→ WORK TO DO:
Set the lines down again exactly, first line through the line that contains "const boninLineTi = [0.540,0.478,0.426,0.372,0.324,0.191];", with no pictures.

-=-=-=-=-

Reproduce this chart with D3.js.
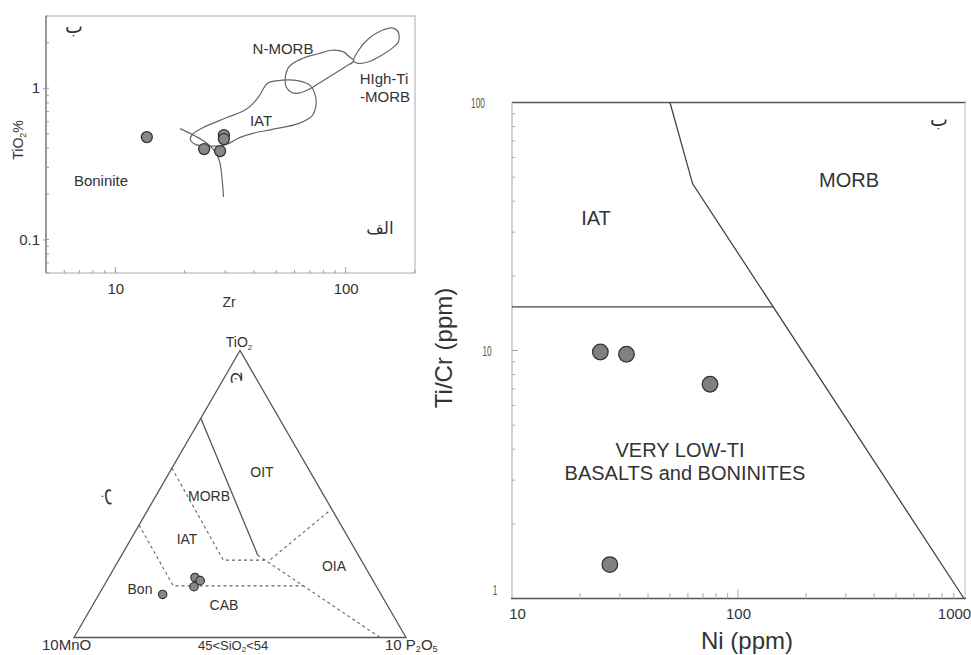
<!DOCTYPE html>
<html><head><meta charset="utf-8">
<script src="https://cdnjs.cloudflare.com/ajax/libs/d3/7.8.5/d3.min.js"></script>
<style>
body{margin:0;background:#fff;}
svg{display:block;font-family:Arial,"Liberation Sans",sans-serif;}
</style></head><body>
<svg id="c" width="971" height="655"></svg>
<script>
// ---------- Panel A : TiO2 vs Zr ----------
const zrSamples   = [13.7, 24.3, 28.5, 29.6, 29.6];
const tio2Samples = [0.475, 0.396, 0.384, 0.49, 0.461];
const zrTicks = [10, 100];
const tio2Ticks = [0.1, 1];
const iatFieldZr = [21.6,24.0,30.3,36.9,41.5,45.8,49.8,62.7,70.4,74.0,74.0,71.6,62.7,48.1,39.5,34.6,31.3,28.8,24.8,22.5,21.2];
const iatFieldTi = [0.495,0.548,0.637,0.722,0.860,1.078,1.117,1.117,1.036,0.882,0.740,0.659,0.585,0.534,0.503,0.471,0.433,0.416,0.416,0.422,0.455];
const nmorbFieldZr = [54.6,56.8,64.8,76.5,87.3,98.0,103.0,108.3,99.7,87.3,76.5,69.3,62.7,58.3,55.3];
const nmorbFieldTi = [1.134,1.386,1.571,1.694,1.781,1.737,1.627,1.516,1.386,1.222,1.078,0.985,0.928,0.937,1.015];
const hitiFieldZr = [108.3,113.8,125.7,143.4,158.4,169.2,169.2,158.4,143.4,125.7,113.8];
const hitiFieldTi = [1.516,1.781,2.122,2.406,2.504,2.347,2.018,1.826,1.652,1.494,1.457];
const boninLineZr = [19.1,22.5,25.3,27.4,28.4,29.5];
const boninLineTi = [0.540,0.478,0.426,0.372,0.324,0.191];

// ---------- Panel B : ternary TiO2 - 10MnO - 10P2O5 ----------
const ternTiO2 = [0.209, 0.198, 0.177, 0.150];
const ternMnO  = [0.531, 0.521, 0.550, 0.658];
const ternP2O5 = [0.260, 0.281, 0.273, 0.192];
// boundaries as [TiO2, MnO, P2O5] fractions
const solidOIT   = [[0.764,0.236,0.0],[0.287,0.303,0.410]];
const dashOIA    = [[0.438,0.015,0.547],[0.2645,0.2834,0.4521]];
const dashCAB    = [[0.287,0.303,0.410],[0.0,0.078,0.922]];
const dashMorbIat= [[0.590,0.410,0.0],[0.2697,0.4155,0.3148],[0.2697,0.2834,0.4469]];
const dashIatBon = [[0.392,0.608,0.0],[0.18,0.611,0.209],[0.18,0.219,0.601]];

// ---------- Panel C : Ti/Cr vs Ni ----------
const niSamples   = [24.6, 32.1, 75.2, 27.1];
const ticrSamples = [9.86, 9.66, 7.31, 1.37];
const niTicks = [10, 100, 1000];
const ticrTicks = [1, 10, 100];
const morbLineNi   = [50, 63, 1000];
const morbLineTiCr = [100, 47, 1];
const iatLineNi    = [10, 143];
const iatLineTiCr  = [15, 15];

const svg = d3.select("#c");
const LINE = "#555";

function minorVals(lo, hi){
  const out=[];
  for(let e=Math.floor(Math.log10(lo)); e<=Math.ceil(Math.log10(hi)); e++){
    for(let k=1;k<10;k++){const v=k*Math.pow(10,e); if(v>=lo*0.999 && v<=hi*1.001) out.push(v);}
  }
  return out;
}

// ===== Panel A =====
{
  const x = d3.scaleLog().domain([5,200]).range([46,415]);
  const y = d3.scaleLog().domain([0.06,3]).range([273,16]);
  const g = svg.append("g");
  g.append("rect").attr("x",46).attr("y",16).attr("width",369).attr("height",257)
   .attr("fill","none").attr("stroke","#aaa").attr("stroke-width",1);
  g.append("line").attr("x1",46).attr("x2",46).attr("y1",16).attr("y2",273).attr("stroke","#999").attr("stroke-width",2);
  g.selectAll(".mx").data(minorVals(5,200)).enter().append("line")
    .attr("x1",d=>x(d)).attr("x2",d=>x(d)).attr("y1",273).attr("y2",d=>[10,100].includes(d)?267:270)
    .attr("stroke","#999");
  g.selectAll(".my").data(minorVals(0.06,3)).enter().append("line")
    .attr("y1",d=>y(d)).attr("y2",d=>y(d)).attr("x1",46).attr("x2",49).attr("stroke","#999");
  const ax = d3.axisBottom(x).tickValues(zrTicks).tickFormat(d3.format("d")).tickSize(0).tickPadding(10);
  const gx = g.append("g").attr("transform","translate(0,273)").call(ax);
  gx.select(".domain").remove();
  gx.selectAll("text").attr("font-size",15).attr("fill","#333").attr("font-family","Arial");
  const ay = d3.axisLeft(y).tickValues(tio2Ticks).tickFormat(d=>d<1?"0.1":"1").tickSize(3).tickPadding(3);
  const gy = g.append("g").attr("transform","translate(46,0)").call(ay);
  gy.select(".domain").remove();
  gy.selectAll("line").attr("stroke","#999");
  gy.selectAll("text").attr("font-size",15).attr("fill","#333").attr("font-family","Arial");
  g.append("text").attr("x",229).attr("y",307).attr("text-anchor","middle").attr("font-size",14).attr("fill","#333").text("Zr");
  const yl = g.append("text").attr("transform","translate(23,140) rotate(-90)").attr("text-anchor","middle").attr("font-size",14).attr("fill","#333");
  yl.append("tspan").text("TiO");
  yl.append("tspan").attr("font-size",9).attr("dy",3).text("2");
  yl.append("tspan").attr("dy",-3).text("%");

  const line = d3.line().x(d=>x(d[0])).y(d=>y(d[1])).curve(d3.curveCatmullRomClosed.alpha(0.5));
  const open = d3.line().x(d=>x(d[0])).y(d=>y(d[1])).curve(d3.curveCatmullRom.alpha(0.5));
  const fields = [[iatFieldZr,iatFieldTi],[nmorbFieldZr,nmorbFieldTi],[hitiFieldZr,hitiFieldTi]];
  fields.forEach(f=>{
    g.append("path").attr("d",line(d3.zip(f[0],f[1]))).attr("fill","none").attr("stroke","#666").attr("stroke-width",1.2);
  });
  g.append("path").attr("d",open(d3.zip(boninLineZr,boninLineTi))).attr("fill","none").attr("stroke","#666").attr("stroke-width",1.2);

  g.selectAll(".pt").data(d3.zip(zrSamples,tio2Samples)).enter().append("circle")
    .attr("cx",d=>x(d[0])).attr("cy",d=>y(d[1])).attr("r",5.5)
    .attr("fill","#888").attr("stroke","#333").attr("stroke-width",1.3);

  const lab = (t,xx,yy,fs,anchor)=>g.append("text").attr("x",xx).attr("y",yy).attr("font-size",fs||15)
    .attr("text-anchor",anchor||"middle").attr("fill","#333").text(t);
  lab("N-MORB",283,54);
  lab("HIgh-Ti",384,84);
  lab("-MORB",385,102);
  lab("IAT",261,126);
  lab("Boninite",101,186);
  g.append("text").attr("x",380).attr("y",234).attr("text-anchor","middle").attr("font-size",17)
   .attr("font-family","DejaVu Sans").attr("fill","#333").text("الف");
  g.append("text").attr("x",74).attr("y",33).attr("text-anchor","middle").attr("font-size",19)
   .attr("font-family","DejaVu Sans").attr("fill","#333").text("ب");
}

// ===== Panel B : ternary =====
{
  const px = d3.scaleLinear().domain([0,1]).range([74,406]);
  const py = d3.scaleLinear().domain([0,1]).range([637.5,350.5]);
  const P = (t,m,p)=>[px(p + t/2), py(t)];
  const g = svg.append("g");
  const tri = [P(1,0,0),P(0,1,0),P(0,0,1)];
  g.append("path").attr("d",d3.line()(tri)+"Z").attr("fill","none").attr("stroke",LINE).attr("stroke-width",1.3);
  const ln = d3.line();
  g.append("path").attr("d",ln(solidOIT.map(d=>P(...d)))).attr("fill","none").attr("stroke",LINE).attr("stroke-width",1.3);
  [dashOIA,dashCAB,dashMorbIat,dashIatBon].forEach(b=>{
    g.append("path").attr("d",ln(b.map(d=>P(...d)))).attr("fill","none").attr("stroke","#666")
      .attr("stroke-width",1.1).attr("stroke-dasharray","3,3");
  });
  g.selectAll(".tp").data(d3.zip(ternTiO2,ternMnO,ternP2O5)).enter().append("circle")
    .attr("cx",d=>P(...d)[0]).attr("cy",d=>P(...d)[1]).attr("r",4.2)
    .attr("fill","#888").attr("stroke","#333").attr("stroke-width",1.2);
  const lab = (t,xx,yy,fs,anchor)=>g.append("text").attr("x",xx).attr("y",yy).attr("font-size",fs||14)
    .attr("text-anchor",anchor||"middle").attr("fill","#333").text(t);
  lab("OIT",262,477); lab("MORB",209,501); lab("IAT",187,544); lab("OIA",334,571);
  lab("Bon",140,594); lab("CAB",224,610);
  lab("10MnO",42,650,15,"start");
  const t1 = g.append("text").attr("x",239).attr("y",347).attr("text-anchor","middle").attr("font-size",14).attr("fill","#333");
  t1.append("tspan").text("TiO"); t1.append("tspan").attr("font-size",8).attr("dy",3).text("2");
  const t2 = g.append("text").attr("x",198).attr("y",650).attr("font-size",13).attr("fill","#333");
  t2.append("tspan").text("45<SiO"); t2.append("tspan").attr("font-size",8).attr("dy",2).text("2");
  t2.append("tspan").attr("dy",-2).text("<54");
  const t3 = g.append("text").attr("x",385).attr("y",650).attr("font-size",15).attr("fill","#333");
  t3.append("tspan").text("10 P"); t3.append("tspan").attr("font-size",9).attr("dy",2).text("2");
  t3.append("tspan").attr("dy",-2).text("O"); t3.append("tspan").attr("font-size",9).attr("dy",2).text("5");
  g.append("text").attr("transform","translate(240,377) rotate(90)").attr("text-anchor","middle").attr("dominant-baseline","middle")
   .attr("font-size",18).attr("font-family","DejaVu Sans").attr("fill","#333").text("ج");
  g.append("text").attr("transform","translate(110,497) rotate(90)").attr("text-anchor","middle").attr("dominant-baseline","middle")
   .attr("font-size",19).attr("font-family","DejaVu Sans").attr("fill","#333").text("ب");
}

// ===== Panel C : Ti/Cr vs Ni =====
{
  const x = d3.scaleLog().domain([10,1000]).range([512,964]);
  const y = d3.scaleLog().domain([1,100]).range([598.5,102.5]);
  const g = svg.append("g");
  g.append("line").attr("x1",512).attr("x2",966).attr("y1",102.5).attr("y2",102.5).attr("stroke",LINE).attr("stroke-width",1.3);
  g.append("line").attr("x1",512).attr("x2",512).attr("y1",102.5).attr("y2",598.5).attr("stroke","#bbb").attr("stroke-width",1.3);
  g.append("line").attr("x1",965).attr("x2",965).attr("y1",102.5).attr("y2",598.5).attr("stroke","#ccc").attr("stroke-width",1.3);
  g.append("line").attr("x1",511).attr("x2",966).attr("y1",598.5).attr("y2",598.5).attr("stroke",LINE).attr("stroke-width",1.5);
  g.selectAll(".mx").data(minorVals(10,1000).filter(d=>d>10&&d<1000)).enter().append("line")
    .attr("x1",d=>x(d)).attr("x2",d=>x(d)).attr("y1",598.5).attr("y2",d=>d===100?589:593)
    .attr("stroke","#aaa");
  g.selectAll(".my").data(minorVals(1,100).filter(d=>d>1&&d<100)).enter().append("line")
    .attr("y1",d=>y(d)).attr("y2",d=>y(d)).attr("x1",512).attr("x2",d=>d===10?518:515).attr("stroke","#aaa");
  const ax = d3.axisBottom(x).tickValues(niTicks).tickFormat(d3.format("d")).tickSize(0).tickPadding(10);
  const gx = g.append("g").attr("transform","translate(0,598.5)").call(ax);
  gx.select(".domain").remove();
  gx.selectAll("text").attr("font-size",15).attr("fill","#333").attr("font-family","Arial");
  gx.selectAll(".tick").filter(d=>d===10).select("text").attr("dx",5);
  gx.selectAll(".tick").filter(d=>d===1000).select("text").attr("dx",-10);
  const ay = d3.axisLeft(y).tickValues(ticrTicks).tickFormat(d3.format("d")).tickSize(0).tickPadding(0);
  const gy = g.append("g").call(ay);
  gy.select(".domain").remove();
  gy.selectAll(".tick text").attr("font-size",15).attr("fill","#555").attr("font-family","Arial")
    .attr("text-anchor","middle")
    .attr("transform",function(d){return `translate(${d===100?478:d===10?487:495},${d===1?-9:0}) scale(0.55,1)`;})
    .attr("x",0);
  g.selectAll(".pt").data(d3.zip(niSamples,ticrSamples)).enter().append("circle")
    .attr("cx",d=>x(d[0])).attr("cy",d=>y(d[1])).attr("r",7.8)
    .attr("fill","#808080").attr("stroke","#333").attr("stroke-width",1.3);
  const ln = d3.line().x(d=>x(d[0])).y(d=>y(d[1]));
  g.append("path").attr("d",ln(d3.zip(morbLineNi,morbLineTiCr))).attr("fill","none").attr("stroke","#444").attr("stroke-width",1.3);
  g.append("path").attr("d",ln(d3.zip(iatLineNi,iatLineTiCr))).attr("fill","none").attr("stroke","#444").attr("stroke-width",1.3);
  const lab = (t,xx,yy,fs)=>g.append("text").attr("x",xx).attr("y",yy).attr("font-size",fs||20)
    .attr("text-anchor","middle").attr("fill","#333").text(t);
  lab("IAT",596,225); lab("MORB",849,187);
  lab("VERY LOW-TI",680,457); lab("BASALTS and BONINITES",685,480);
  lab("Ni (ppm)",747,649,24);
  g.append("text").attr("transform","translate(452,348) rotate(-90)").attr("text-anchor","middle")
   .attr("font-size",24).attr("fill","#333").text("Ti/Cr (ppm)");
  g.append("text").attr("x",939).attr("y",126).attr("text-anchor","middle").attr("font-size",19)
   .attr("font-family","DejaVu Sans").attr("fill","#333").text("ب");
}
</script></body></html>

-=-=-=-=-

→ SOLUTION TO THE EXERCISE:
Reproduce this chart with D3.js.
<!DOCTYPE html>
<html><head><meta charset="utf-8">
<script src="https://cdnjs.cloudflare.com/ajax/libs/d3/7.8.5/d3.min.js"></script>
<style>
body{margin:0;background:#fff;}
svg{display:block;font-family:Arial,"Liberation Sans",sans-serif;}
</style></head><body>
<svg id="c" width="971" height="655"></svg>
<script>
// ---------- Panel A : TiO2 vs Zr ----------
const zrSamples   = [13.7, 24.3, 28.5, 29.6, 29.6];
const tio2Samples = [0.475, 0.396, 0.384, 0.49, 0.461];
const zrTicks = [10, 100];
const tio2Ticks = [0.1, 1];
const iatFieldZr = [21.6,24.0,30.3,36.9,41.5,45.8,49.8,62.7,70.4,74.0,74.0,71.6,62.7,48.1,39.5,34.6,31.3,28.8,24.8,22.5,21.2];
const iatFieldTi = [0.495,0.548,0.637,0.722,0.860,1.078,1.117,1.117,1.036,0.882,0.740,0.659,0.585,0.534,0.503,0.471,0.433,0.416,0.416,0.422,0.455];
const nmorbFieldZr = [54.6,56.8,64.8,76.5,87.3,98.0,103.0,108.3,99.7,87.3,76.5,69.3,62.7,58.3,55.3];
const nmorbFieldTi = [1.134,1.386,1.571,1.694,1.781,1.737,1.627,1.516,1.386,1.222,1.078,0.985,0.928,0.937,1.015];
const hitiFieldZr = [108.3,113.8,125.7,143.4,158.4,169.2,169.2,158.4,143.4,125.7,113.8];
const hitiFieldTi = [1.516,1.781,2.122,2.406,2.504,2.347,2.018,1.826,1.652,1.494,1.457];
const boninLineZr = [19.1,22.5,25.3,27.4,28.4,29.5];
const boninLineTi = [0.540,0.478,0.426,0.372,0.324,0.191];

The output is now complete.